Separately, the Equipment Leasing & Finance Foundation's Monthly Confidence Index (MCI-EFI) for April is 54.0, a decrease from the March index of 58.0, reflecting industry participants’ continuing concerns over the economy and the impact of federal policies on capital expenditures.
ELFA President and CEO William G. Sutton, CAE, said, “After a sluggish February, March business activity returned to a degree of normalcy that hopefully is sustainable into the second half of the year. The continued low interest rate environment promoted by the Fed together with relatively benign fundamentals in the broader economy bode well for businesses planning to expand and grow in the coming months and invest in capital equipment.”

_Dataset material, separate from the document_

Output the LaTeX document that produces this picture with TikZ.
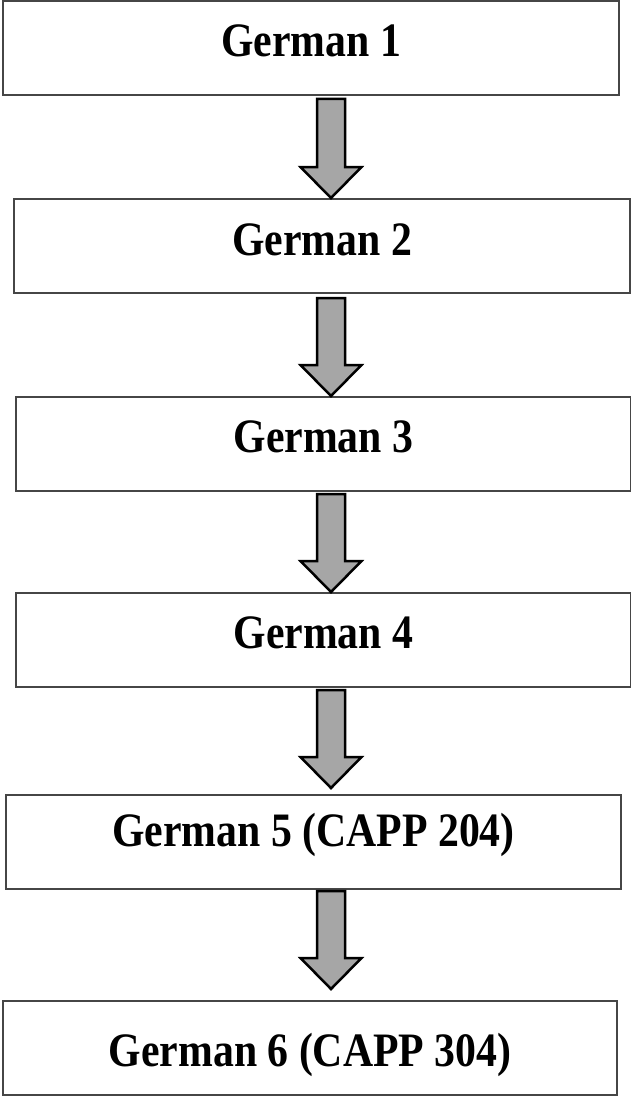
\documentclass[tikz,border=0pt]{standalone}
\usepackage{fontspec}
\setmainfont[FakeStretch=0.87]{Liberation Serif}
\usetikzlibrary{calc}
\definecolor{boxline}{RGB}{70,70,70}
\definecolor{arrowfill}{RGB}{166,166,166}
\newcommand{\blockarrow}[4]{%
  \draw[flowarrow] ($(#1.south -| ax)+(-14,#2)$) -- ($(#1.south -| ax)+(14,#2)$)
    -- ($(#3.north -| ax)+(14,-31-#4)$) -- ($(#3.north -| ax)+(30.5,-31-#4)$)
    -- ($(#3.north -| ax)+(0,-#4)$) -- ($(#3.north -| ax)+(-30.5,-31-#4)$)
    -- ($(#3.north -| ax)+(-14,-31-#4)$) -- cycle;}
\begin{document}
\begin{tikzpicture}[x=1pt,y=-1pt,
  box/.style={draw=boxline, line width=2pt, fill=white, rectangle, inner sep=0pt, minimum height=94pt},
  lbl/.style={font=\fontsize{48}{56}\selectfont\bfseries, anchor=base, inner sep=0pt},
  flowarrow/.style={draw=black, line width=2.5pt, fill=arrowfill, line join=miter}]
\useasboundingbox[fill=white] (0,0) rectangle (631,1097);
\coordinate (ax) at (331,0);
\node[box, minimum width=616pt] (b1) at (311,48) {};
\node[box, minimum width=616pt] (b2) at (322,246) {};
\node[box, minimum width=615pt] (b3) at (323.5,444) {};
\node[box, minimum width=615pt] (b4) at (323.5,640) {};
\node[box, minimum width=615pt] (b5) at (313.5,842) {};
\node[box, minimum width=614pt] (b6) at (310,1048) {};
\node[lbl] (t1) at ($(b1.center)+(0,9)$) {German 1};
\node[lbl] (t2) at ($(b2.center)+(0,9)$) {German 2};
\node[lbl] (t3) at ($(b3.center)+(0,8)$) {German 3};
\node[lbl] (t4) at ($(b4.center)+(0,8)$) {German 4};
\node[lbl] (t5) at ($(b5.center)+(0,4)$) {German 5 (CAPP 204)};
\node[lbl] (t6) at ($(b6.center)+(0,18)$) {German 6 (CAPP 304)};
\blockarrow{b1}{3}{b2}{0}
\blockarrow{b2}{4}{b3}{0}
\blockarrow{b3}{2}{b4}{0}
\blockarrow{b4}{2}{b5}{6}
\blockarrow{b5}{1}{b6}{11}
\end{tikzpicture}
\end{document}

Russell Nelson, president, CoBank Farm Credit Leasing, said, “Given the continuation of the low interest rate environment, favorable credit quality trends, industry discipline for sustainable growth with acceptable risk-adjusted returns, and customer demand for financing primarily replacement assets, the pace of activity in the first quarter has been steady but less robust than the fourth quarter of 2012. Influencing factors weighing on future capex, both replacement and expansion, are continued uncertainty and volatility in the current domestic/global economies, pending tax, accounting and regulatory changes and political uncertainty in Washington.